I have never ran into this issue before but I would go with first come first get pending they still plan on paying the price needed for the domain. I have heard of a few people doing the who pays the most deal but to me that seems a little sneaky.
 
Hi,

For us, we go for the first come, first get policy, prices are there already for us. That gives fairness to our current clients and also new clients as well.


Thanks.
 
With domain sales their are no priority for customers anywhere. (I have never found one so far.) It is the "First come First served" policy.
 
I think the "first come, first served" rule should apply, it's only fair. I can understand that you care about old customers but you can't ignore new ones either, every customer is important.
If it were my own domain I would sell, I'd definitely wait for more offers.
 
Since registration of new domains has become incredibly fast these days, with the online scripts provided by registrars and resellers, within a few seconds your name will be registered and then you will be the owner. It's not like doing some paper work and waiting for days or weeks before registrations fully take place, so the option of first come, first served can be applied in most new domain registration cases.

If you really like an address, and find it available, do not hesitate, especially if your hosting account has credit or funds or you are in a position to have it registered. Do not postpone it, especially if it contains some top business names because who knows, maybe a in a few days it will be gone and registered by one of your competitors or someone who parks domains and sells them at higher prices.
 
Since registration of new domains has become incredibly fast these days, with the online scripts provided by registrars and resellers, within a few seconds your name will be registered and then you will be the owner.

thats only if companies that regsiter the domains used an automated system.

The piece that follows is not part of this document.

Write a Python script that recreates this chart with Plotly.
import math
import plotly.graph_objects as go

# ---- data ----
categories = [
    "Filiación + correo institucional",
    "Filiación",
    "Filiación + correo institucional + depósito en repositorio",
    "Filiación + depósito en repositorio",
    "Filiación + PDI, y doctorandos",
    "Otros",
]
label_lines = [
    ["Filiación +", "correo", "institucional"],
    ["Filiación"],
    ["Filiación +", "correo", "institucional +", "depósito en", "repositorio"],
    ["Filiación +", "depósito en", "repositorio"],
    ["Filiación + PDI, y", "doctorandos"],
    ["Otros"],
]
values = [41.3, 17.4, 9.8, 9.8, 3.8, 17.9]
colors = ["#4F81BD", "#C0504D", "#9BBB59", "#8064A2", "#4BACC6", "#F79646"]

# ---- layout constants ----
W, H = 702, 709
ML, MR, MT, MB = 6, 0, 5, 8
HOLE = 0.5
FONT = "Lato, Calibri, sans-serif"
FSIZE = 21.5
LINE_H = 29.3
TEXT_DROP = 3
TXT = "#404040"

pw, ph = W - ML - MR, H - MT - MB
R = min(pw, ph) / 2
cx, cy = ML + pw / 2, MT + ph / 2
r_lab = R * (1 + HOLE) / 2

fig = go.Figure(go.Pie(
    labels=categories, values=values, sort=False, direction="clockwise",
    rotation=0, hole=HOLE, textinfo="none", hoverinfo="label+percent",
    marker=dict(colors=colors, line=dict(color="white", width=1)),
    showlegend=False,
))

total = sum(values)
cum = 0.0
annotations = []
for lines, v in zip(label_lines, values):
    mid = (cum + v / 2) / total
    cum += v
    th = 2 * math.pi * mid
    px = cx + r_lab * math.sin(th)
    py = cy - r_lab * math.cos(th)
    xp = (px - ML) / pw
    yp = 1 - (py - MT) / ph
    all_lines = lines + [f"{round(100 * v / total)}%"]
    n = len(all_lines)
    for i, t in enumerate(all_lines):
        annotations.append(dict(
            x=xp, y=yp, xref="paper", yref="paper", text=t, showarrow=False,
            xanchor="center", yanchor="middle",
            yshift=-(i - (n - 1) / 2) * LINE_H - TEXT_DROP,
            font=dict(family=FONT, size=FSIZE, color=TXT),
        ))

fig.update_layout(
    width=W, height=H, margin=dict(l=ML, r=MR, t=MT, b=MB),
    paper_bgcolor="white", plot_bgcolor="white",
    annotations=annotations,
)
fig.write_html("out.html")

a few years ago I registered a Limited Company in the UK and a few days later the company i registered with send me a booklet with various offers and one was a .uk domain for £1 a year with min 2 years.
so i registered a domain that i would use on a future project. 24 hrs later domain still showing not registered yet they took payment, contacted them to see what was going on and no reply, so i registered this with 123-reg and awaited to see what they would do to reg domain. 2 days later i get an email from this company to say congratulations your domain *** is registered, please let us know what nameservers you want so we can change these.
I replied showing then that they could not have reg it as i already did this elsewhere, they would not believe this even though i provided them prove and would not refund me. i informed nominet of them and i noticed 3 days later they were no longer offering domain registrations.
 
So far as I have seen money wins after the layalty. The first gets the domain name he actually have the ability to buy it as well.